▶ DATASET EXCERPTS:
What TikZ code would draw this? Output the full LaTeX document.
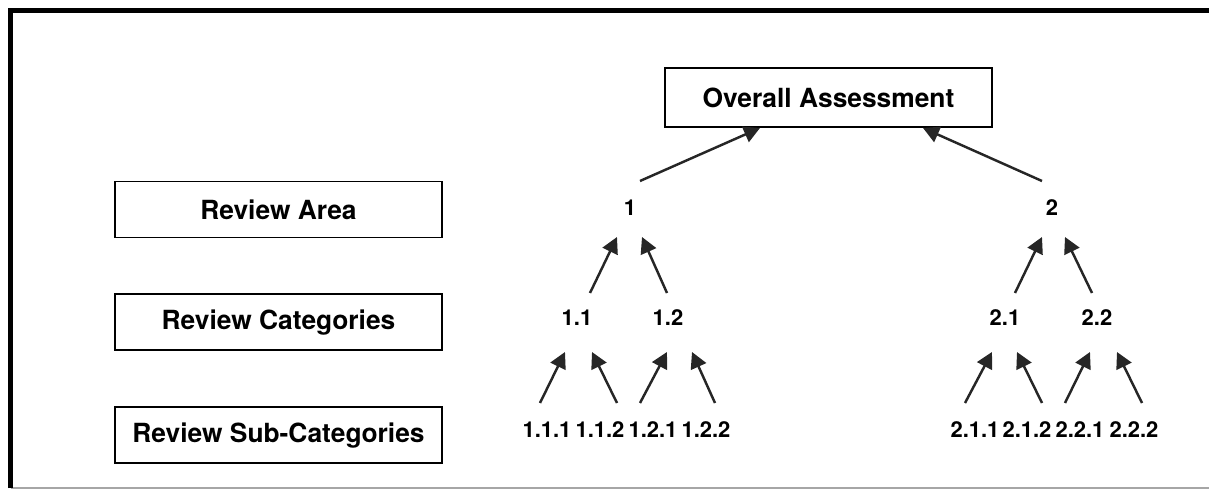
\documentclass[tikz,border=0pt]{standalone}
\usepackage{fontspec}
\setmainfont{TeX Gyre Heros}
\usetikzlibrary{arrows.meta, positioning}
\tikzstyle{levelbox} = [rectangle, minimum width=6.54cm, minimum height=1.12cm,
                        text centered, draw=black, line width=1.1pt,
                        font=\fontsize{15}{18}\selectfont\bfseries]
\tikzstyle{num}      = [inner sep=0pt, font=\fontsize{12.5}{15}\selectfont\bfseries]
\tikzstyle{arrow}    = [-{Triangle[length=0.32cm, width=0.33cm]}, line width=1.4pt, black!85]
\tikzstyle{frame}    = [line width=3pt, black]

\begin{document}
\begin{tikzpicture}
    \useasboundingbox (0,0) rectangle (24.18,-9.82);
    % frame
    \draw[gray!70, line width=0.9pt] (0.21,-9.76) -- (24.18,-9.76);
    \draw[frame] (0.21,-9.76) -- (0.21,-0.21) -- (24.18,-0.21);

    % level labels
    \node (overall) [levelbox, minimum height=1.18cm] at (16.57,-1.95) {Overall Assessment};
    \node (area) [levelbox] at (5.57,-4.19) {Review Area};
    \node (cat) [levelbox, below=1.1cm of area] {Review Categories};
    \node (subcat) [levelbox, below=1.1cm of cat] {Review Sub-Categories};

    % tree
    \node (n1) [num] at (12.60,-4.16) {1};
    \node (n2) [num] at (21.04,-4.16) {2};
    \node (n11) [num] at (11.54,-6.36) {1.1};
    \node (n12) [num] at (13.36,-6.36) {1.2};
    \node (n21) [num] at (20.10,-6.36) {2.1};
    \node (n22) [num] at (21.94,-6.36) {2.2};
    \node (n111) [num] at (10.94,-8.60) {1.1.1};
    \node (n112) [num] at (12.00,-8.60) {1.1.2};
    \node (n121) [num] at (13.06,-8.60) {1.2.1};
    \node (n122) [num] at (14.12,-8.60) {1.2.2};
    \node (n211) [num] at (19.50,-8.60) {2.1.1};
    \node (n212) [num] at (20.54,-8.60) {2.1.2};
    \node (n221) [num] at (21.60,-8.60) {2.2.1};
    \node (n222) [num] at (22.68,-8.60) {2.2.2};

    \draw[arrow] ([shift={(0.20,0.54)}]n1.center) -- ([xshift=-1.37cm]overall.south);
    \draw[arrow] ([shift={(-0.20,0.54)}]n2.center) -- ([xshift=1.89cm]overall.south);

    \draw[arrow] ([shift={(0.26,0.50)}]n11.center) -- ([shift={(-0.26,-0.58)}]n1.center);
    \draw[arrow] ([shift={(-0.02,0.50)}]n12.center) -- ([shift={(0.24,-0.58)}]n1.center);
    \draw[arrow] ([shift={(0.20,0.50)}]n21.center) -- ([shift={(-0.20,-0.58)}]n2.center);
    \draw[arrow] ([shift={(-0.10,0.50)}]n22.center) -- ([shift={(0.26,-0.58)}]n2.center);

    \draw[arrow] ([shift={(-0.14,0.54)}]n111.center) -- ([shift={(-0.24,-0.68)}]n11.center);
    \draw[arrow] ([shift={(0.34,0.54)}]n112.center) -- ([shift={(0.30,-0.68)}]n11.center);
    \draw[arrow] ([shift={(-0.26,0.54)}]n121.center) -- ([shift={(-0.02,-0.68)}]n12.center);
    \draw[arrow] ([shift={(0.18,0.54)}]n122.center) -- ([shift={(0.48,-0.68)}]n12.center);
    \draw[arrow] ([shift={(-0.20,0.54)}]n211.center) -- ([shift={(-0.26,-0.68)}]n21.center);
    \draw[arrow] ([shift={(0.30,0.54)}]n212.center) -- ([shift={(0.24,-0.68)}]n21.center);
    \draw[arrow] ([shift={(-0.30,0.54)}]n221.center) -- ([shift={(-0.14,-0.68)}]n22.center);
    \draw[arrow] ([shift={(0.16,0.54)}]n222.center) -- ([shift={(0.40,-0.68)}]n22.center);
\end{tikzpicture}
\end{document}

--

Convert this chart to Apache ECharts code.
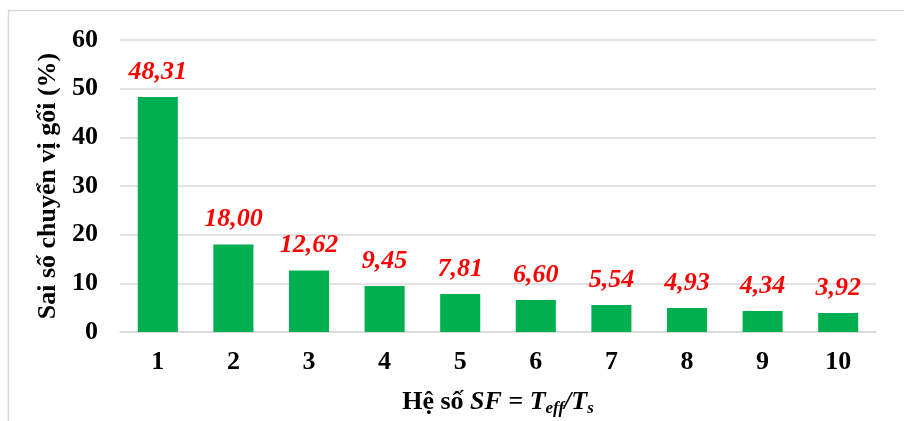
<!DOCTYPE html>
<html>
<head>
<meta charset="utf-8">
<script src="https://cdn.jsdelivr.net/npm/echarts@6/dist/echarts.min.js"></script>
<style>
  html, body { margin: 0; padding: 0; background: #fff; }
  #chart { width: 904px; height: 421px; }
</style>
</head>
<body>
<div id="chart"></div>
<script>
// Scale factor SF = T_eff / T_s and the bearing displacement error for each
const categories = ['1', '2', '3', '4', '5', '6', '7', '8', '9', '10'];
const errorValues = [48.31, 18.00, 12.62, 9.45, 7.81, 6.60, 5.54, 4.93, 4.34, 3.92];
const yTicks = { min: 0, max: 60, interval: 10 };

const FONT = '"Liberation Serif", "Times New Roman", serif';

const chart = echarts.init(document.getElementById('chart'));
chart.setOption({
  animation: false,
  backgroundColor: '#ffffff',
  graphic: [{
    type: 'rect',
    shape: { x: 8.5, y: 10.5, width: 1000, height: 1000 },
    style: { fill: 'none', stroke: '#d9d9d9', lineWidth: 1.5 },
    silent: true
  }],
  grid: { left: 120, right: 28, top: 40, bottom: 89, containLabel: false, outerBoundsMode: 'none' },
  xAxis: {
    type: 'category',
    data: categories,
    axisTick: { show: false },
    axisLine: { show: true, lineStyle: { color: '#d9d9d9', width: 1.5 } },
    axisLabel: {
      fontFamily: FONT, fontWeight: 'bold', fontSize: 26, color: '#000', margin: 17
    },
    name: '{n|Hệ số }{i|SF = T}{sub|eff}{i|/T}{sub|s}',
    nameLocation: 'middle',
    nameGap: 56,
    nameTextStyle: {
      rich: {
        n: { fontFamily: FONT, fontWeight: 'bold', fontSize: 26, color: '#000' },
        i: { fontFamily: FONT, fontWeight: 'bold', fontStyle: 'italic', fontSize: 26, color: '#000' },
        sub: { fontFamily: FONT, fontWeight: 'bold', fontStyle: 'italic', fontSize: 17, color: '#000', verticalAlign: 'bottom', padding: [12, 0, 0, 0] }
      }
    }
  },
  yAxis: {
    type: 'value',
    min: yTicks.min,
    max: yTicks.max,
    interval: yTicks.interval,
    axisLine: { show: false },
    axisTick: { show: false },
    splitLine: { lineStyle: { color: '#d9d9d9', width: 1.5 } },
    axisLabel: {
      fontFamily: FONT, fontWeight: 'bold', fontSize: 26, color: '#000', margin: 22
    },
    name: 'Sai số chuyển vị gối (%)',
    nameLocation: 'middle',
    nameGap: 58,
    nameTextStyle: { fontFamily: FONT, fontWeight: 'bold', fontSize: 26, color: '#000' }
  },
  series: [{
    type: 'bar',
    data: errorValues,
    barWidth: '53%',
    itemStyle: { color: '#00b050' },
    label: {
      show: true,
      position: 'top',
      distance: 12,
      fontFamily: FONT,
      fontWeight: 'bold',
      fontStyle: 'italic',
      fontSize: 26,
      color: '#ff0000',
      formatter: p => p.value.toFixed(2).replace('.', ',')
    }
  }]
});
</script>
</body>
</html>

==

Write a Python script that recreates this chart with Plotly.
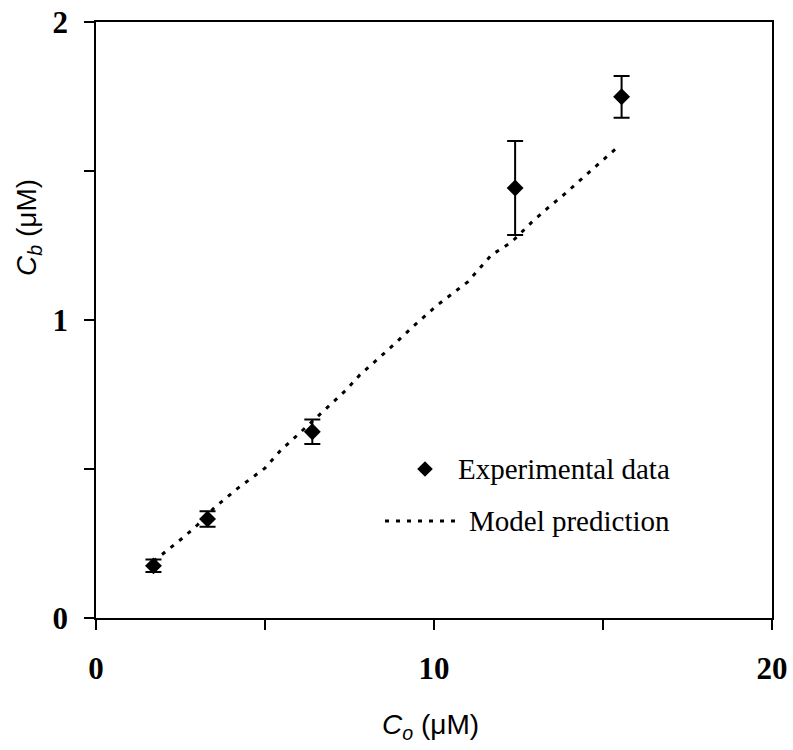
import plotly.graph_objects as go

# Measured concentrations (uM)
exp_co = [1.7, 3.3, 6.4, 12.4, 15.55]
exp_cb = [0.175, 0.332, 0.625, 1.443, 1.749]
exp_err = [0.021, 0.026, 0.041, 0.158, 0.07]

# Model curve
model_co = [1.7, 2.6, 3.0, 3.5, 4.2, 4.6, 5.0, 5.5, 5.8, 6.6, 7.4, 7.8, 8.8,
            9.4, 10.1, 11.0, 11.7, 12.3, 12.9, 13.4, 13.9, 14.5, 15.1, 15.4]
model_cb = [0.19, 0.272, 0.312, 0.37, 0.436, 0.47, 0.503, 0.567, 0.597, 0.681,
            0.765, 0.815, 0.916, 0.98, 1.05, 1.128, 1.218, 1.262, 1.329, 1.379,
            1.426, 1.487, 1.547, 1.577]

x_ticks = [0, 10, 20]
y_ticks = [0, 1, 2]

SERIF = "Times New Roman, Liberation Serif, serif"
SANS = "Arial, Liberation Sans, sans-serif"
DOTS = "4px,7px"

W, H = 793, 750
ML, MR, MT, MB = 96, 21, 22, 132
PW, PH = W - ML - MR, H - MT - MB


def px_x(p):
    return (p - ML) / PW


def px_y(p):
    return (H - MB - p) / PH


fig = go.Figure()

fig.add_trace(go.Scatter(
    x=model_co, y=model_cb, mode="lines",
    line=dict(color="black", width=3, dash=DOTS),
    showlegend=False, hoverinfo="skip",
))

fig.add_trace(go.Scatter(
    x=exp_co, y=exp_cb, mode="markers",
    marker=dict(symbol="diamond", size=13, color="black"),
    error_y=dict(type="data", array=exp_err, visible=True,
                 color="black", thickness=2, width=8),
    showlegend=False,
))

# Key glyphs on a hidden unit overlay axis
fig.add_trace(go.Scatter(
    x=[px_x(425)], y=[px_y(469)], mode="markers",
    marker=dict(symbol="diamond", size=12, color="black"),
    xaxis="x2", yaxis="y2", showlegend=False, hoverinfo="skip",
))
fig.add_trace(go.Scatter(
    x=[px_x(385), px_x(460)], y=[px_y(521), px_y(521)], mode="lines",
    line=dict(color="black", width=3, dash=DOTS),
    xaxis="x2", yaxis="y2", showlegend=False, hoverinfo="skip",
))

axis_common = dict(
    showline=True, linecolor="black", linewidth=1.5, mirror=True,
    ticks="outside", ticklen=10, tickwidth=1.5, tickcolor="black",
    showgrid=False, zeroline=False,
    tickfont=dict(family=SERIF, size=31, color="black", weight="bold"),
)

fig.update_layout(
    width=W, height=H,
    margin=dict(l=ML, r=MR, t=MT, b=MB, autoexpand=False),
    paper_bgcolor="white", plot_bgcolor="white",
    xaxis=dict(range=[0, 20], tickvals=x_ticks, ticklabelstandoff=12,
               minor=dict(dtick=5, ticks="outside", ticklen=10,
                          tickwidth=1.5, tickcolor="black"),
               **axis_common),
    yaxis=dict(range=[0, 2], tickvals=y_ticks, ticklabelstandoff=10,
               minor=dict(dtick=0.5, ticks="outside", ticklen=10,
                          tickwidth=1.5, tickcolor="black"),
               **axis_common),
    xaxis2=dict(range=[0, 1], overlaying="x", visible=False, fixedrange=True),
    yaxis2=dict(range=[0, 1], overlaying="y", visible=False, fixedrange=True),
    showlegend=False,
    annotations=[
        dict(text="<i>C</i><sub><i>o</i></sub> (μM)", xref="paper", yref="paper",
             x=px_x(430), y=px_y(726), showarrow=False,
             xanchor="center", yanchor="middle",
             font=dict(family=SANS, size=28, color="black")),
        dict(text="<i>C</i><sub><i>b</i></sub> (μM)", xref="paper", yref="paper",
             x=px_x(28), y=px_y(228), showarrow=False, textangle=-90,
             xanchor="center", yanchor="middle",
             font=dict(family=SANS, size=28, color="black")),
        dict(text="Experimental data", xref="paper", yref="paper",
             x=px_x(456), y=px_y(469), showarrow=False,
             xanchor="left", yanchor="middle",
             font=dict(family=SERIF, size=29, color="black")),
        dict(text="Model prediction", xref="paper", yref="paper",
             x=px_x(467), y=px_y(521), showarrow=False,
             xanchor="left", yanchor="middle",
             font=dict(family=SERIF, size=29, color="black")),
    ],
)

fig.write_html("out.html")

▶ SHORT TASK:
Look through the lines above and collect those with the word "code".

▶ THE SOLUTION:
What TikZ code would draw this? Output the full LaTeX document.
Convert this chart to Apache ECharts code.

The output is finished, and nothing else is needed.